**** GIVEN DATA ****

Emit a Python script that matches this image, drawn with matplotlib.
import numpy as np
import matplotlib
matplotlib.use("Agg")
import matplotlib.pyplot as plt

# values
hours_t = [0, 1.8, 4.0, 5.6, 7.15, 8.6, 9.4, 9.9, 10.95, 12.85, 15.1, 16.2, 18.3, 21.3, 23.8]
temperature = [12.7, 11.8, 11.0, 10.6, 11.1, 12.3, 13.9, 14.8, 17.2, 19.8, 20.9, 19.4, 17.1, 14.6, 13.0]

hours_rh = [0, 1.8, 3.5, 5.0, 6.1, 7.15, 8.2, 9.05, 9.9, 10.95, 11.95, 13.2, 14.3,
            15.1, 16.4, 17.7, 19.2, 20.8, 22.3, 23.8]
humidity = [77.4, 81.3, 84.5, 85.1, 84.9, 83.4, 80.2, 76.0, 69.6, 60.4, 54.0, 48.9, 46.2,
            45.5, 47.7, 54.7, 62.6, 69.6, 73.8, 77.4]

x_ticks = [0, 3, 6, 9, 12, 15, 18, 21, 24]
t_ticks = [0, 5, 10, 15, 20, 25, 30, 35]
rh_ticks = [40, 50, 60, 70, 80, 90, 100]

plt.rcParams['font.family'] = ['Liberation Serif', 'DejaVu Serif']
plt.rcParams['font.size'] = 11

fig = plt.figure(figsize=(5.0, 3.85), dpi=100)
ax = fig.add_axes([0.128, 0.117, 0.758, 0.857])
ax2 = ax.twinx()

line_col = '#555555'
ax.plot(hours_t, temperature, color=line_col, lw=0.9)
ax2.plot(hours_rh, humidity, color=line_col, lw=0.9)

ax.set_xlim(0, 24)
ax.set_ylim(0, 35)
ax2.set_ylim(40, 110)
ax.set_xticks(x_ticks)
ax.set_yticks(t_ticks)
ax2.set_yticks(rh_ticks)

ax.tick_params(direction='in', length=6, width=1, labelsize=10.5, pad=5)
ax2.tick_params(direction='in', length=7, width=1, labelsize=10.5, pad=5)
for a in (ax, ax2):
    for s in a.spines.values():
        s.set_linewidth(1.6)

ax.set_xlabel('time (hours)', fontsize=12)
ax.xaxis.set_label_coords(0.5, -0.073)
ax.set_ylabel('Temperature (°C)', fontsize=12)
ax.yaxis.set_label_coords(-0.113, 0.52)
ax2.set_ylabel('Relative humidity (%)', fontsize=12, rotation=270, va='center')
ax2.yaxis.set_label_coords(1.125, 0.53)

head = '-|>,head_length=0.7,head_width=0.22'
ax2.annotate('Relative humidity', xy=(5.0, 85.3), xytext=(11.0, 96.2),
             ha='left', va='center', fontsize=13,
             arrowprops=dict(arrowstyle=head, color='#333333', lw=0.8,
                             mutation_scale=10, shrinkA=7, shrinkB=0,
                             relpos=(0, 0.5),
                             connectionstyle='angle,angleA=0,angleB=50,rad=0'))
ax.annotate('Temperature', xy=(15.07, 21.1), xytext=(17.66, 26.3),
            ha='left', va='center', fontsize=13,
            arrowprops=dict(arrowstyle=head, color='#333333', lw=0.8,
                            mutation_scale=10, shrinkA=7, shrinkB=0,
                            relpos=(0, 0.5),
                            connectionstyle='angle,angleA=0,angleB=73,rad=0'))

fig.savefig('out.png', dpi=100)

****

TO BE DONE » Take each line of the material that contains the word "matplotlib" and list it.

FINAL RESULT »
Emit a Python script that matches this image, drawn with matplotlib.
import matplotlib
matplotlib.use("Agg")
import matplotlib.pyplot as plt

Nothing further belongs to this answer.